Developed jointly by CNES and the China National Space Administration (CNSA), the satellite is carrying two innovative radar instruments: SWIM (Surface Waves Investigation and Monitoring), designed and developed by France with Thales Alenia Space, which surveys the length, height and direction of waves; and SCAT (wind SCATterometer), developed by China, which measures the strength and direction of ocean surface winds. French teams are tasking and monitoring the SWIM instrument from their mission centre at CNES’s facility in Toulouse, while Chinese teams are performing the same tasks for SCAT in China.

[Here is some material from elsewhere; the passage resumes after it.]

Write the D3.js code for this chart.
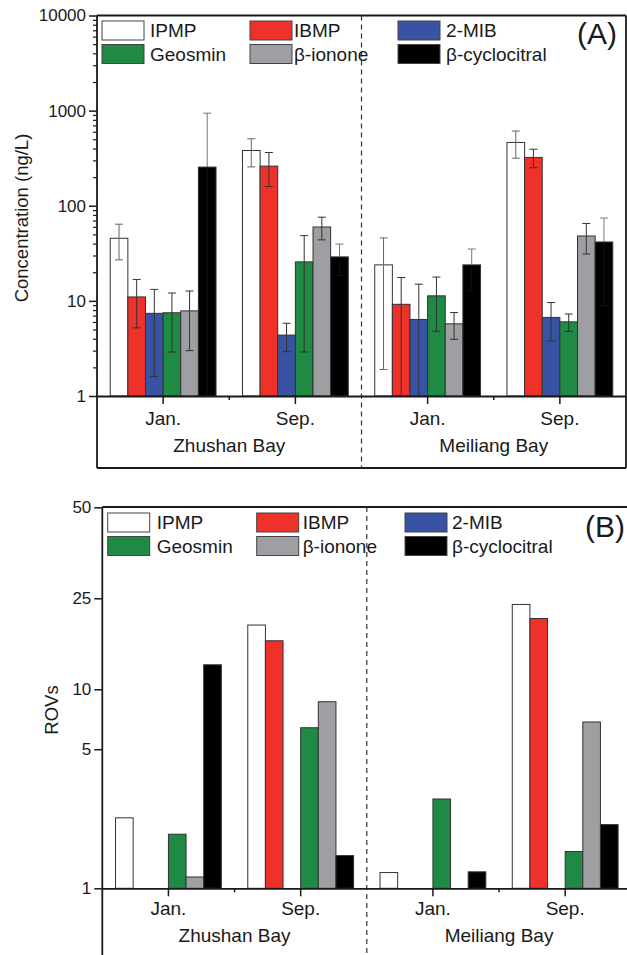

The CFOSat mission is designed to gain new insights into ocean surface characteristics (winds and waves) and their impacts on the atmosphere-ocean exchanges that play a key role in the climate system. It is shedding new light on the hitherto poorly understood role of waves in the lower layers of the atmosphere, the ocean surface and polar sea ice. Complementing other current Earth remote-sensing satellites, CFOSat is delivering crucial observations for atmospheric and sea-state forecasting and digital modelling of the coupled ocean-atmosphere system. The satellite is also providing precise data on deep-sea wave conditions, which have a bearing on the impact of waves on coastal areas.
The French scientific community is closely involved in the CFOSat mission through two research laboratories attached to the national scientific research centre CNRS: the LATMOS atmospheres, environments and space observations laboratory (CNRS/UVSQ/SU) and the LOPS physical and space oceanography laboratory (CNRS/IRD/Ifremer/UBO), which came up with the concept for the SWIM instrument, the first rotating-beam scatterometer of its kind. Working with two teams at the national weather service Meteo-France, they have played a key role over the past year validating the mission’s science data to generate products ready for use by the scientific community. To this end, the teams worked closely with industry partners specializing in satellite data processing and validation such as ACRI-ST, CLS and Ocean Data Lab.
Today, the French and Chinese space agencies gave the go-ahead on the recommendation of representatives of the scientific community to grant open access to the mission’s science data. More than 40 science teams in France, China and around the globe—in Europe, the United States, Russia, India, Australia and Korea—have proposed projects using CFOSat observations to support research work and operational weather forecasting applications. These teams were given access to the first datasets in late July last year. With CFOSat data now freely accessible, they will be joined by other teams eager to exploit the original observations of this first French-Chinese scientific satellite.